[START Supplied information]

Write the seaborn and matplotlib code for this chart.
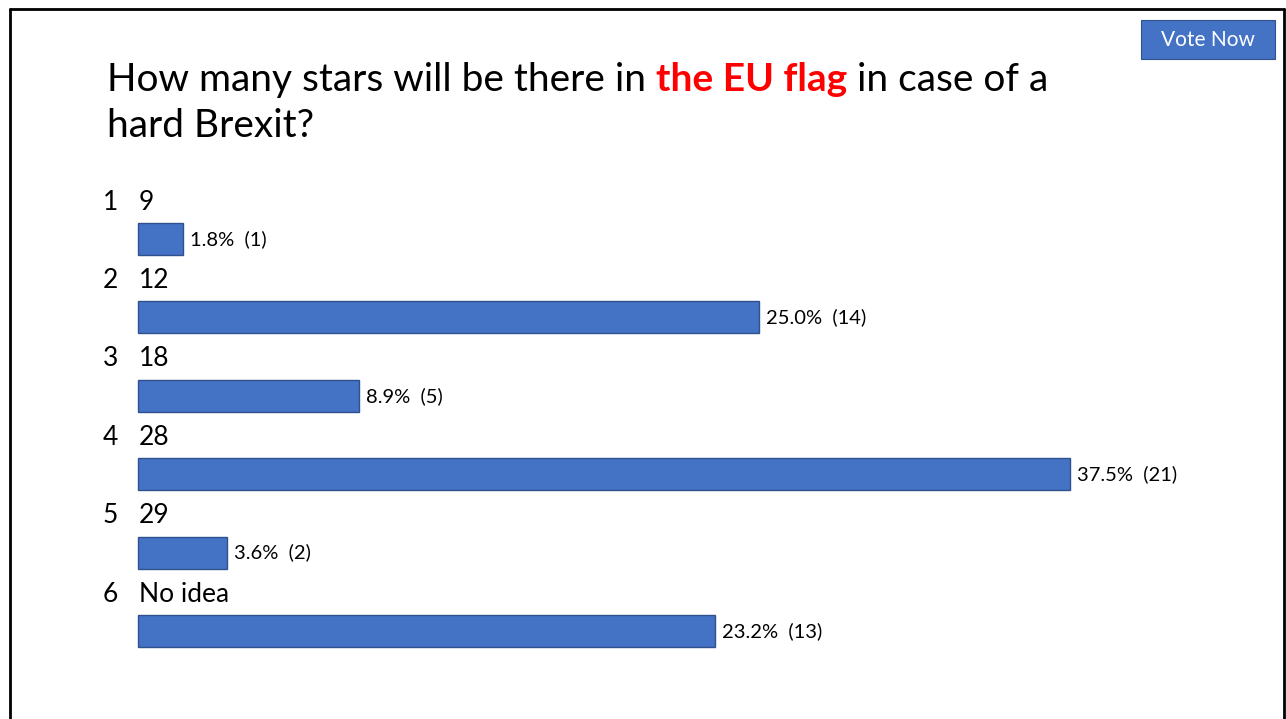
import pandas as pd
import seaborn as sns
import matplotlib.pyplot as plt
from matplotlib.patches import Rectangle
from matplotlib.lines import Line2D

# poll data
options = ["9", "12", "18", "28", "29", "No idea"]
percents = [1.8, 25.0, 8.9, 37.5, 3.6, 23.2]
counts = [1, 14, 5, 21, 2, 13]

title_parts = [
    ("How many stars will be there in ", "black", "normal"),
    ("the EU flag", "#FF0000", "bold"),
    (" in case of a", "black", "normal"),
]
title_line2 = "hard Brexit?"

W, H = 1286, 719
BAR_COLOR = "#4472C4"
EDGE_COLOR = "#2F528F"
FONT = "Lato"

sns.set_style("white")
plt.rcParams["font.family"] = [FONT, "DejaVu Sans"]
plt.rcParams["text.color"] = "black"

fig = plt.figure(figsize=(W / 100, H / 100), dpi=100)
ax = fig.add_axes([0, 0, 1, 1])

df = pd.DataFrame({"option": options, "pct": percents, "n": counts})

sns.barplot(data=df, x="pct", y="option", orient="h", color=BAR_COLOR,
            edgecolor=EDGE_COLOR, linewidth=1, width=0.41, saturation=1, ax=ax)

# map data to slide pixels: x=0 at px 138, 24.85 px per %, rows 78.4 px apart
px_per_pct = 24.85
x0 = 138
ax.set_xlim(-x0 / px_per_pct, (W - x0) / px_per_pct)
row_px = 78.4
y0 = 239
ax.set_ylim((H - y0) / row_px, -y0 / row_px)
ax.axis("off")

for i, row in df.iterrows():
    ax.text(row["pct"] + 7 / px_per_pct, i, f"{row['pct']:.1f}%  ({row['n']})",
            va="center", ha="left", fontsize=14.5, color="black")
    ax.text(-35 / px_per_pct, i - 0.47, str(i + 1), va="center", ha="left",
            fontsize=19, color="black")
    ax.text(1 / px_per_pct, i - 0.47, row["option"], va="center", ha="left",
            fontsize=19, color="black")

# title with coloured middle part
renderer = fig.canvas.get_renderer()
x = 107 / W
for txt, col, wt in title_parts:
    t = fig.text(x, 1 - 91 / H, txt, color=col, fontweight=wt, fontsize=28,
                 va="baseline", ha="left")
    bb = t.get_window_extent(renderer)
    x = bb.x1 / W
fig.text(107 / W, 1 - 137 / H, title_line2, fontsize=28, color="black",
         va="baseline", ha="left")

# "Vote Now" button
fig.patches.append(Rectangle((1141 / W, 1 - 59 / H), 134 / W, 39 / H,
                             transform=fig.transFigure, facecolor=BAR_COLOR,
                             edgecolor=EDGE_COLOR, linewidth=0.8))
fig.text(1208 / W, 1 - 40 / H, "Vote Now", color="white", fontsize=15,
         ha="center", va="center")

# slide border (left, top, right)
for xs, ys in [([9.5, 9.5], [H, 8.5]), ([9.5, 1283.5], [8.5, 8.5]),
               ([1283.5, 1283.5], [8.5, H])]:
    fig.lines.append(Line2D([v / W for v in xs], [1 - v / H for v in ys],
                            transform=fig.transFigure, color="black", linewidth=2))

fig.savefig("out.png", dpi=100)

[END Supplied information]

Pictures in the data above should not be copied; transcribe everything else exactly.

» **Correct answer**:
Write the seaborn and matplotlib code for this chart.
import pandas as pd
import seaborn as sns
import matplotlib.pyplot as plt
from matplotlib.patches import Rectangle
from matplotlib.lines import Line2D

# poll data
options = ["9", "12", "18", "28", "29", "No idea"]
percents = [1.8, 25.0, 8.9, 37.5, 3.6, 23.2]
counts = [1, 14, 5, 21, 2, 13]

title_parts = [
    ("How many stars will be there in ", "black", "normal"),
    ("the EU flag", "#FF0000", "bold"),
    (" in case of a", "black", "normal"),
]
title_line2 = "hard Brexit?"

W, H = 1286, 719
BAR_COLOR = "#4472C4"
EDGE_COLOR = "#2F528F"
FONT = "Lato"

sns.set_style("white")
plt.rcParams["font.family"] = [FONT, "DejaVu Sans"]
plt.rcParams["text.color"] = "black"

fig = plt.figure(figsize=(W / 100, H / 100), dpi=100)
ax = fig.add_axes([0, 0, 1, 1])

df = pd.DataFrame({"option": options, "pct": percents, "n": counts})

sns.barplot(data=df, x="pct", y="option", orient="h", color=BAR_COLOR,
            edgecolor=EDGE_COLOR, linewidth=1, width=0.41, saturation=1, ax=ax)

# map data to slide pixels: x=0 at px 138, 24.85 px per %, rows 78.4 px apart
px_per_pct = 24.85
x0 = 138
ax.set_xlim(-x0 / px_per_pct, (W - x0) / px_per_pct)
row_px = 78.4
y0 = 239
ax.set_ylim((H - y0) / row_px, -y0 / row_px)
ax.axis("off")

for i, row in df.iterrows():
    ax.text(row["pct"] + 7 / px_per_pct, i, f"{row['pct']:.1f}%  ({row['n']})",
            va="center", ha="left", fontsize=14.5, color="black")
    ax.text(-35 / px_per_pct, i - 0.47, str(i + 1), va="center", ha="left",
            fontsize=19, color="black")
    ax.text(1 / px_per_pct, i - 0.47, row["option"], va="center", ha="left",
            fontsize=19, color="black")

# title with coloured middle part
renderer = fig.canvas.get_renderer()
x = 107 / W
for txt, col, wt in title_parts:
    t = fig.text(x, 1 - 91 / H, txt, color=col, fontweight=wt, fontsize=28,
                 va="baseline", ha="left")
    bb = t.get_window_extent(renderer)
    x = bb.x1 / W
fig.text(107 / W, 1 - 137 / H, title_line2, fontsize=28, color="black",
         va="baseline", ha="left")

# "Vote Now" button
fig.patches.append(Rectangle((1141 / W, 1 - 59 / H), 134 / W, 39 / H,
                             transform=fig.transFigure, facecolor=BAR_COLOR,
                             edgecolor=EDGE_COLOR, linewidth=0.8))
fig.text(1208 / W, 1 - 40 / H, "Vote Now", color="white", fontsize=15,
         ha="center", va="center")

# slide border (left, top, right)
for xs, ys in [([9.5, 9.5], [H, 8.5]), ([9.5, 1283.5], [8.5, 8.5]),
               ([1283.5, 1283.5], [8.5, H])]:
    fig.lines.append(Line2D([v / W for v in xs], [1 - v / H for v in ys],
                            transform=fig.transFigure, color="black", linewidth=2))

fig.savefig("out.png", dpi=100)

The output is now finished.